I wouldn't buy one, but those do present a decent opportunity if you know how to fix the head stud, erg cooler, etc. you can pick up a Ford "6 leaker" cheap. 
Once the fixes are done, it's a decent truck, but I don't know if it'll pass emissions inspections in some states like CA.


----------



## Grateful11 (Apr 5, 2009)

JD3430 said:


> Diesels keep a LOT of value after 100k. We're in the process of buying one now and it's very common to see a 5-8 yr old diesel with 125k miles sell for $19,000. I can get same truck in gas for $12,000.
> You get the extra you paid for a diesel back when you sell.
> Everyone, including myself, likes to justify their purchase decisions.

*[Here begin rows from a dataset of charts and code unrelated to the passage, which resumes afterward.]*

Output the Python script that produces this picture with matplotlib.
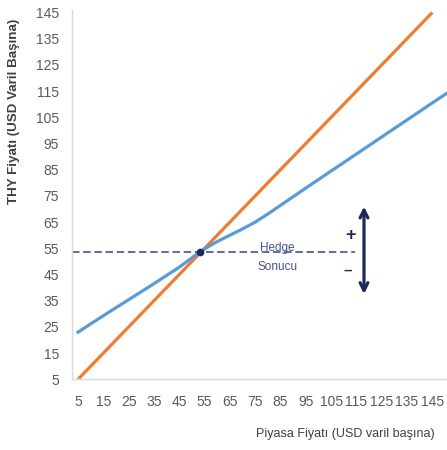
import matplotlib
matplotlib.use('Agg')
from matplotlib import pyplot as plt

# market price (USD per barrel) vs THY price
market = [5, 145]
thy_unhedged = [5, 145]

blue_x = [5, 15, 25, 35, 45, 53, 55, 60, 65, 70, 75, 80, 85, 95, 105, 115, 125, 135, 145, 152]
blue_y = [23, 29.3, 35.4, 41.5, 47.8, 53.5, 54.8, 57.6, 60, 62.4, 65, 68.1, 71.4, 78, 84.5, 91, 97.5, 104, 110.5, 115]

hedge_level = 53.5
hedge_x = [2.5, 114.5]
cross_point = (53.2, 53.5)

ticks = list(range(5, 146, 10))

plt.rcParams['font.family'] = ['Liberation Sans', 'DejaVu Sans']

fig = plt.figure(figsize=[4.47, 4.5], dpi=100)
ax = fig.add_axes([0.1604, 0.157, 0.8396, 0.821])

ax.plot(market, thy_unhedged, color='#ED7D31', lw=2.3, solid_capstyle='butt')
ax.plot(blue_x, blue_y, color='#5B9BD5', lw=2.3, solid_joinstyle='round')
ax.plot(hedge_x, [hedge_level, hedge_level], color='#44548A', lw=1.2, dashes=(4.5, 2.2))
ax.plot([cross_point[0]], [cross_point[1]], 'o', color='#1A2A5A', ms=4.5, zorder=5)

ax.text(83.7, 55, 'Hedge', ha='center', va='center', fontsize=8.5, color='#44548A')
ax.text(83.7, 47.7, 'Sonucu', ha='center', va='center', fontsize=8.5, color='#44548A')
ax.text(112.5, 60, '+', ha='center', va='center', fontsize=13, fontweight='bold', color='#1A2A5A')
ax.text(111.7, 46.5, '\u2013', ha='center', va='center', fontsize=11, fontweight='bold', color='#1A2A5A')
ax.annotate('', xy=(118, 72), xytext=(118, 36.5),
            arrowprops=dict(arrowstyle='<->', color='#1A2A5A', lw=2.3, mutation_scale=14))

ax.set_xlim(2.5, 150.8)
ax.set_ylim(5, 146)
ax.set_xticks(ticks)
ax.set_yticks(ticks)
ax.tick_params(length=0, labelsize=10, labelcolor='#595959')
ax.tick_params(axis='x', pad=11.5)
ax.tick_params(axis='y', pad=9)

for s in ['top', 'right']:
    ax.spines[s].set_visible(False)
for s in ['left', 'bottom']:
    ax.spines[s].set_color('#D9D9D9')
    ax.spines[s].set_linewidth(1.0)

fig.text(0.032, 0.753, 'THY Fiyatı (USD Varil Başına)', rotation=90, ha='center', va='center',
         fontsize=9.6, fontweight='bold', color='#404040')
fig.text(0.772, 0.036, 'Piyasa Fiyatı (USD varil başına)', ha='center', va='center',
         fontsize=9, color='#404040')

fig.savefig('out.png', dpi=100)
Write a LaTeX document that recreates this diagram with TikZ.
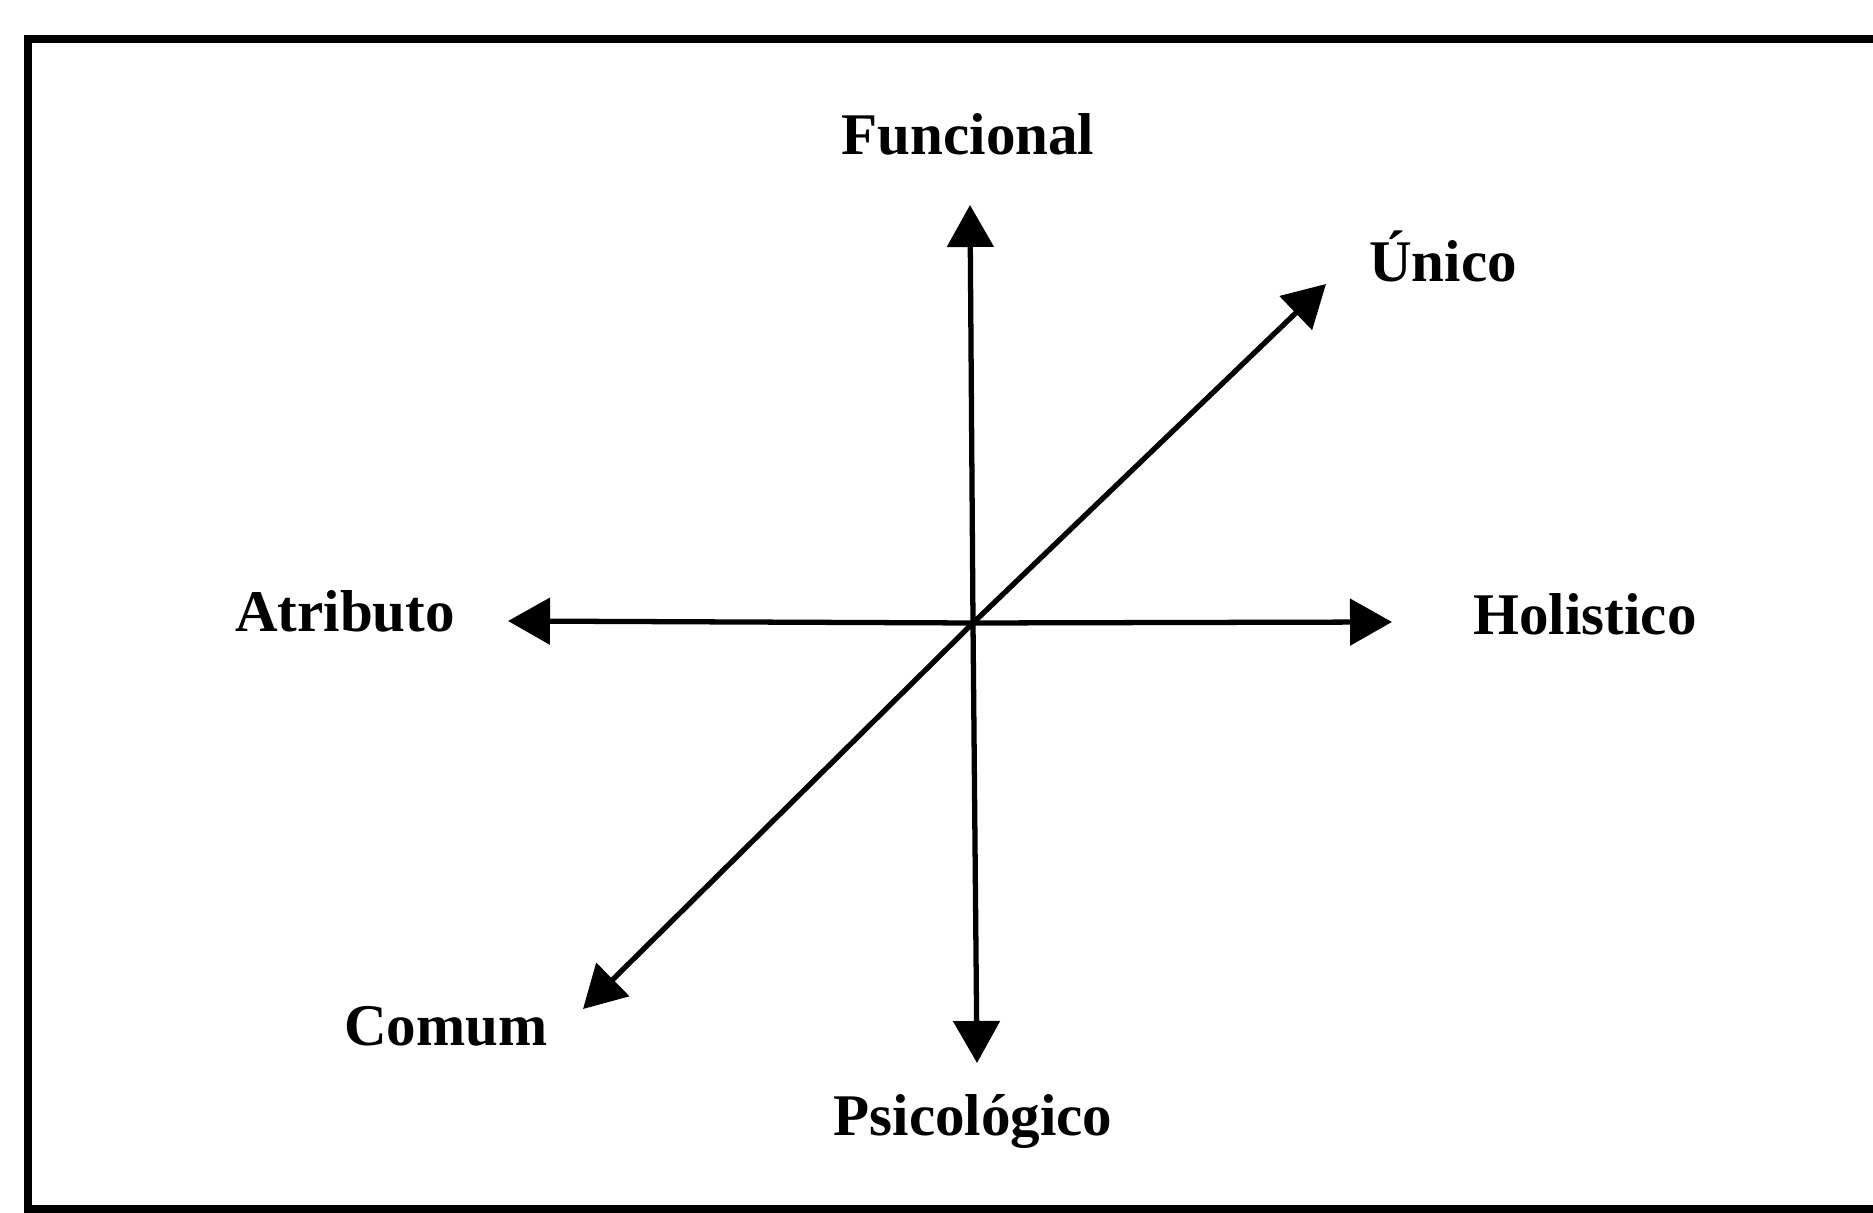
\documentclass[tikz,border=0pt]{standalone}
\usepackage{fontspec}
\setmainfont{Liberation Serif}
\usetikzlibrary{arrows.meta}

\tikzset{
	eixo/.style={line width=1.5pt,-{Triangle[length=0.42cm,width=0.46cm]}},
	rotulo/.style={anchor=base,font=\fontsize{16.8}{20}\selectfont\bfseries,inner sep=0pt}
}

\begin{document}
\begin{tikzpicture}
			\clip (0,0) rectangle (18.73,-12.13);
			\fill[white] (0,0) rectangle (18.73,-12.13);
			\draw[line width=2.2pt] (19.5,-0.39) -- (0.28,-0.39) -- (0.28,-12.09) -- (19.5,-12.09);

			\coordinate (O) at (9.73,-6.23);
			\coordinate (F) at (9.70,-2.05);
			\coordinate (P) at (9.77,-10.63);
			\coordinate (A) at (5.08,-6.21);
			\coordinate (H) at (13.92,-6.22);
			\coordinate (U) at (13.26,-2.84);
			\coordinate (C) at (5.83,-10.09);

			\draw[eixo] (O)--(F);
			\draw[eixo] (O)--(P);
			\draw[eixo] (O)--(A);
			\draw[eixo] (O)--(H);
			\draw[eixo] (O)--(U);
			\draw[eixo] (O)--(C);

			\node[rotulo] (funcional) at (9.68,-1.55) {Funcional};
			\node[rotulo] (unico) at (14.43,-2.82) {Único};
			\node[rotulo] (atributo) at (3.45,-6.32) {Atributo};
			\node[rotulo] (holistico) at (15.85,-6.35) {Holistico};
			\node[rotulo] (comum) at (4.46,-10.45) {Comum};
			\node[rotulo] (psicologico) at (9.73,-11.35) {Psicológico};

		\end{tikzpicture}
\end{document}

Everyone I know that owns a diesel truck, brother, BIL, 3 nephews, and several friends have all paid about $7-8K more for the diesel option over gas. How is one getting paid back $7K more after 100K miles anything extra at all when you paid $7K extra up front? It's a wash as I call it.

I'm not trying to justify our purchase, I'm merely saying that not everyone fits the same shoe. We done the math and paying $55-60K for a diesel vs. $36K for a gasser wouldn't ever pan out for us. What we bought is working out for us, what you bought is working out for you.


----------



## Grateful11 (Apr 5, 2009)

JD3430 said:


> Isn't that a fact! Lady down the street from me has a balls to the wall diesel pickup that's never towed anything!!

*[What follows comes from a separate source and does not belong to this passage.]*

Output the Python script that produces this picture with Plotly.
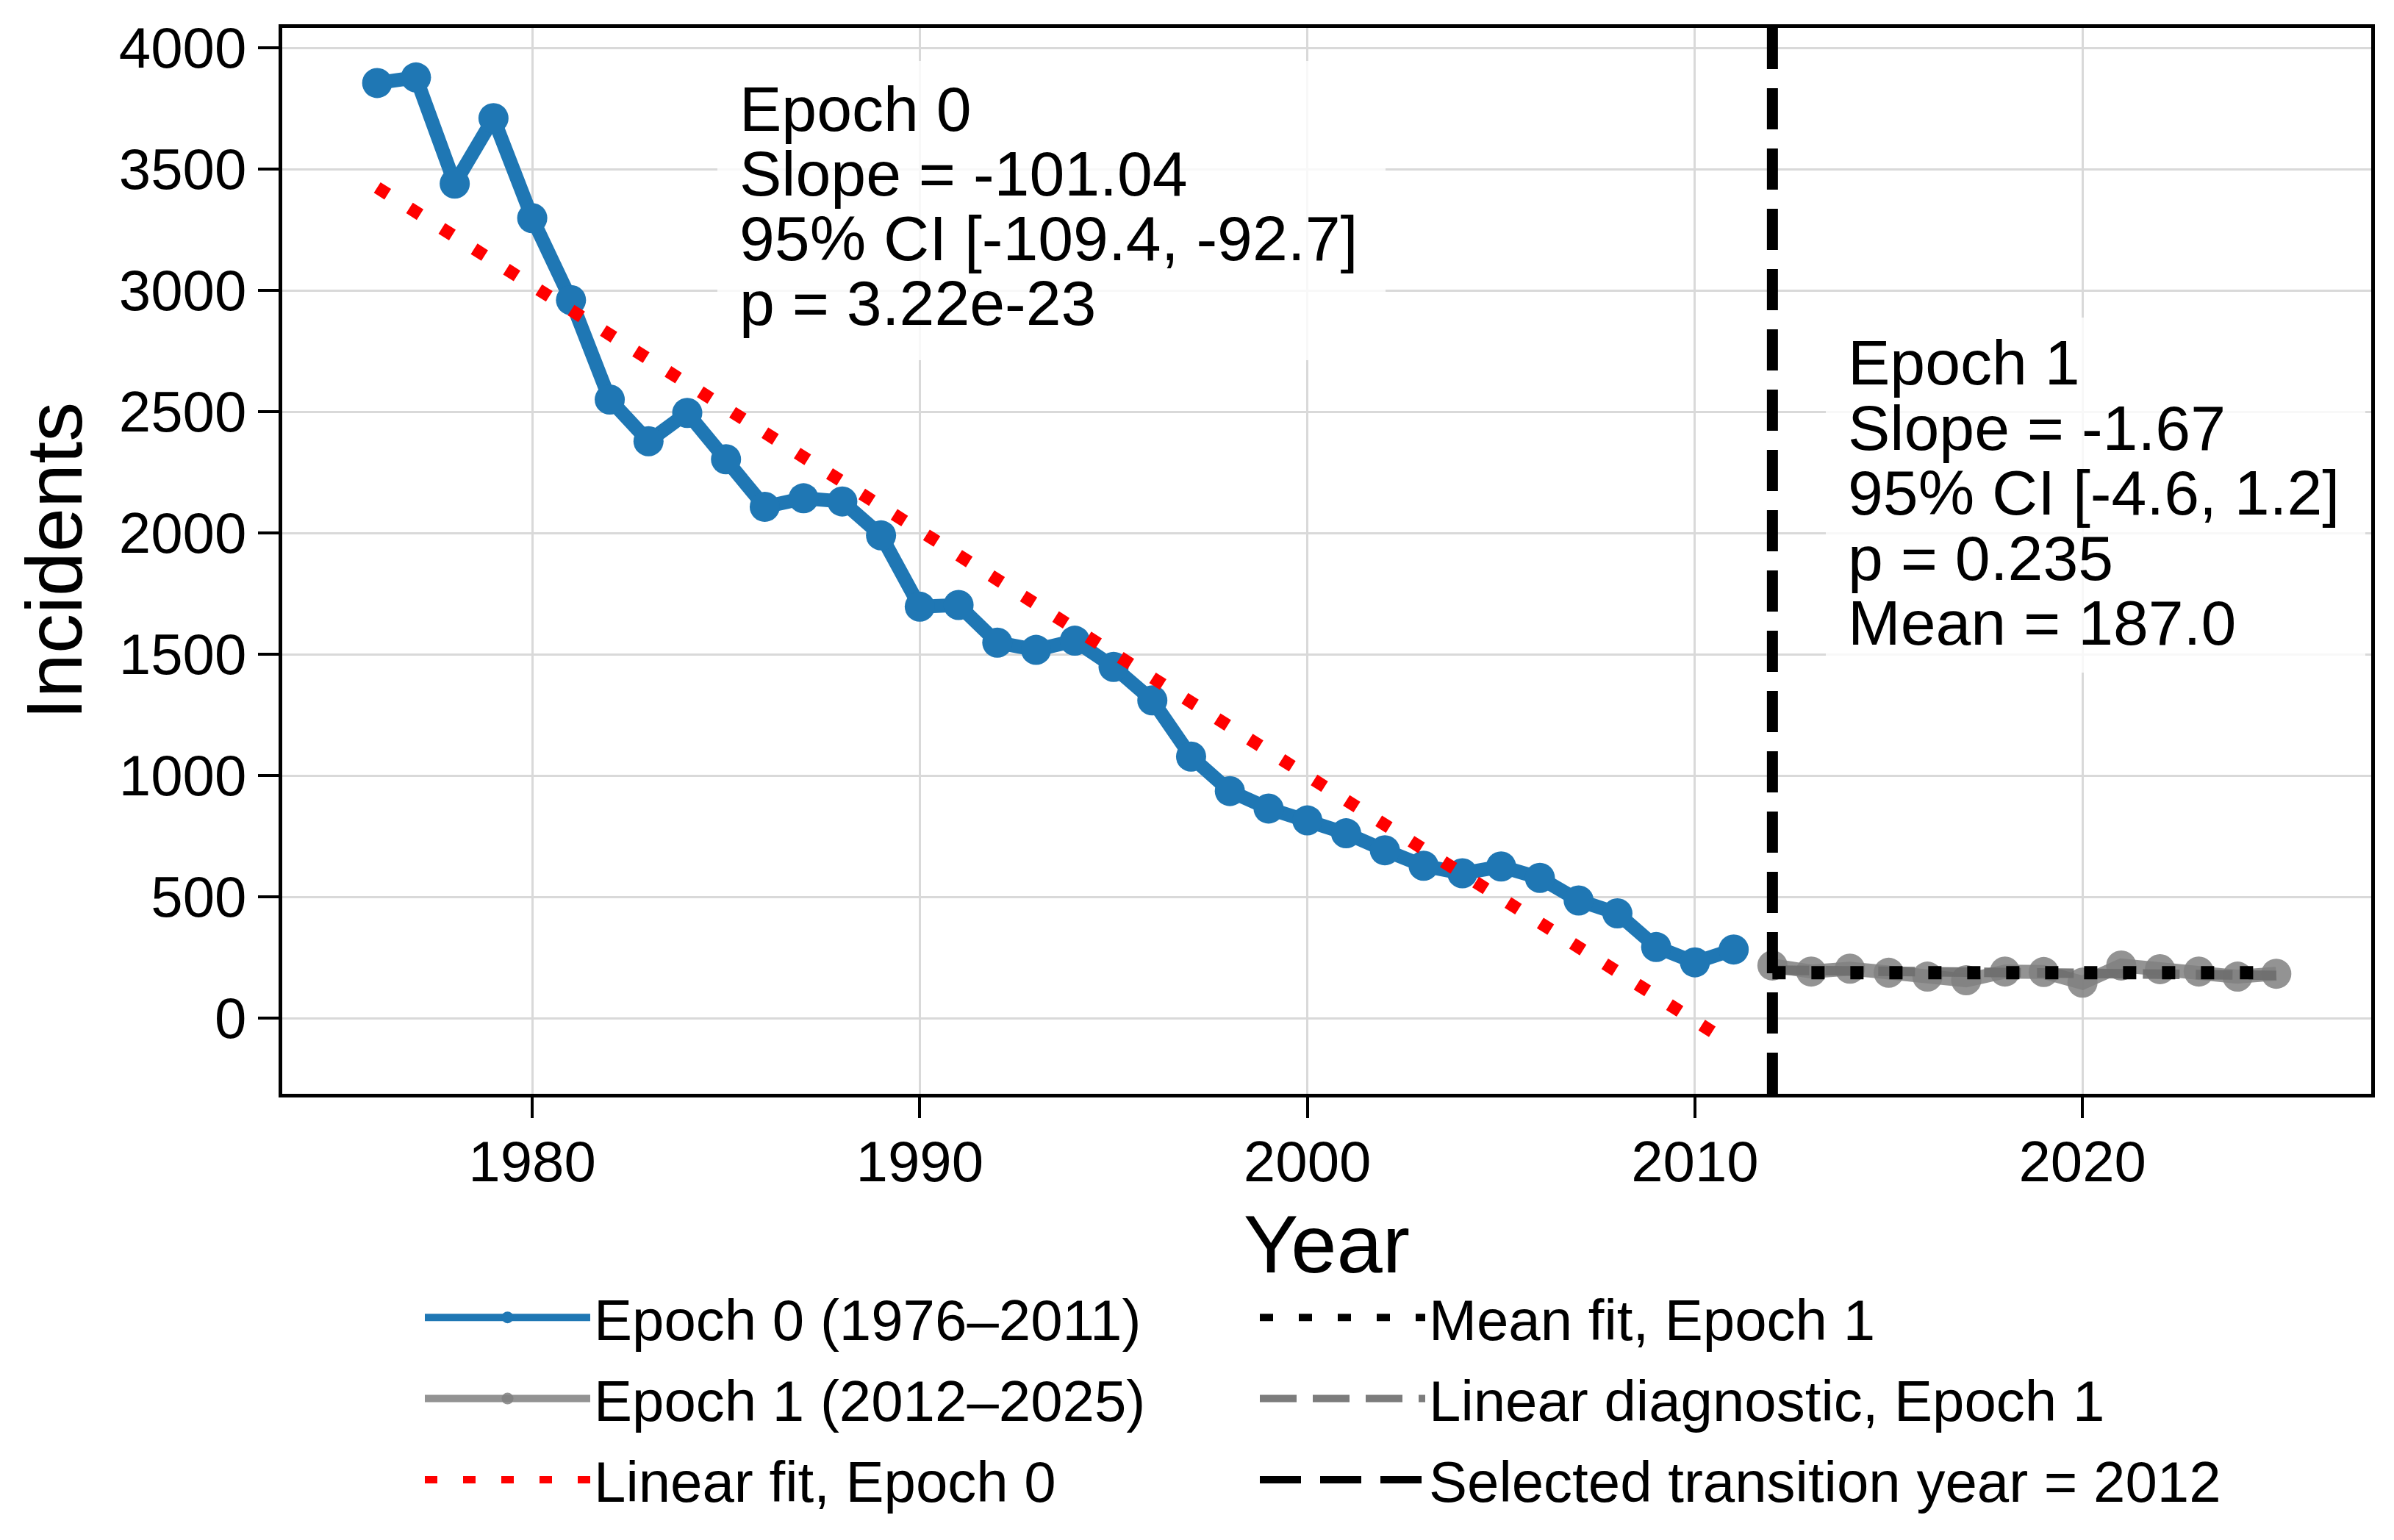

That's the dang truth. I can usually tell by the hitch hole. If I see a 5 year old truck and it still has the factory paint in the hole they haven't towed much at all if anything. I'd say that's what about 80% of all PU's around are like that.


----------



## Teslan (Aug 20, 2011)

Grateful11 said:


> Everyone I know that owns a diesel truck, brother, BIL, 3 nephews, and several friends have all paid about $7-8K more for the diesel option over gas. How is one getting paid back $7K more after 100K miles anything extra at all when you paid $7K extra up front? It's a wash as I call it.
> 
> I'm not trying to justify our purchase, I'm merely saying that not everyone fits the same shoe. We done the math and paying $55-60K for a diesel vs. $36K for a gasser wouldn't ever pan out for us. What we bought is working out for us, what you bought is working out for you.

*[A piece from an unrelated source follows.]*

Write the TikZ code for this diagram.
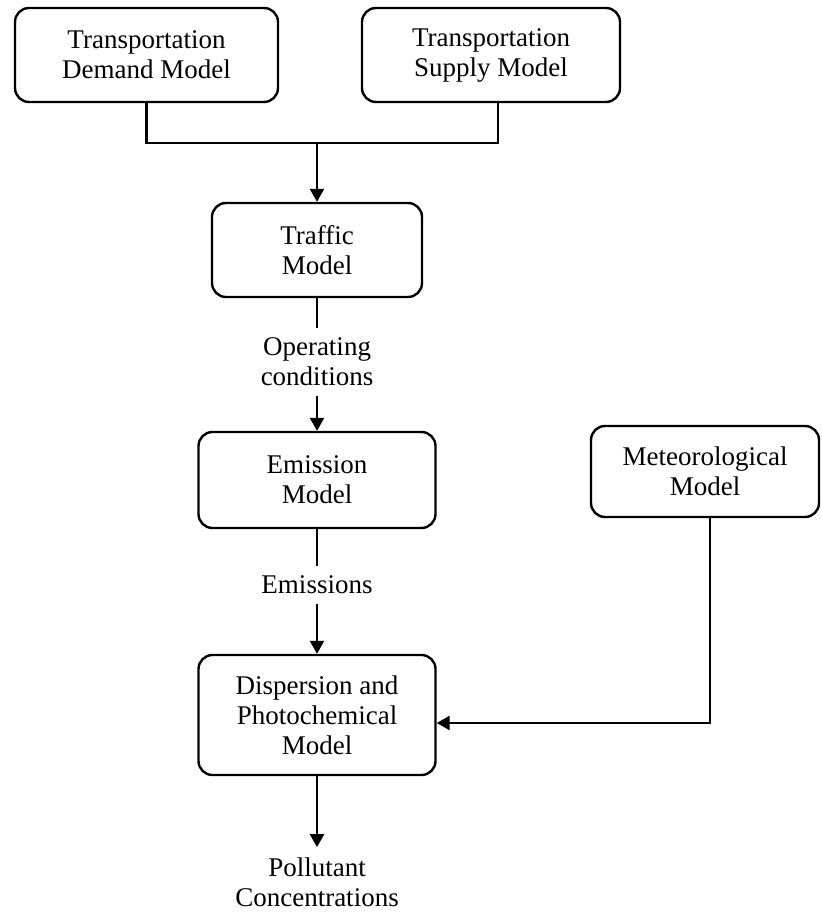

I agree. I try and sell or trade before 100k miles. Which is about 6-7 years for me. I'll be getting close with my Tacoma at the end of the year. We'll see what I do this fall. If I feel rich or not. If I go over 100k with it I'll keep it until 200k. Though man it's hard to shell out over $30k for anything. And you are right that most full sized if you get 4x4, 4 doors is over $40k. Crazy! If you factor in the extra costs in a half ton for the diesel engine. Plus the extra for service, DEF. Then factor in the cost of diesel vs MPG savings it really is a wash. But maybe with more diesels being put into trucks the extra cost for the engine will come down.


----------



## mlappin (Jun 25, 2009)

I won't buy a new one, don't want all the bells and whistles, also don't like losing money soon as I drive it off the dealers lot.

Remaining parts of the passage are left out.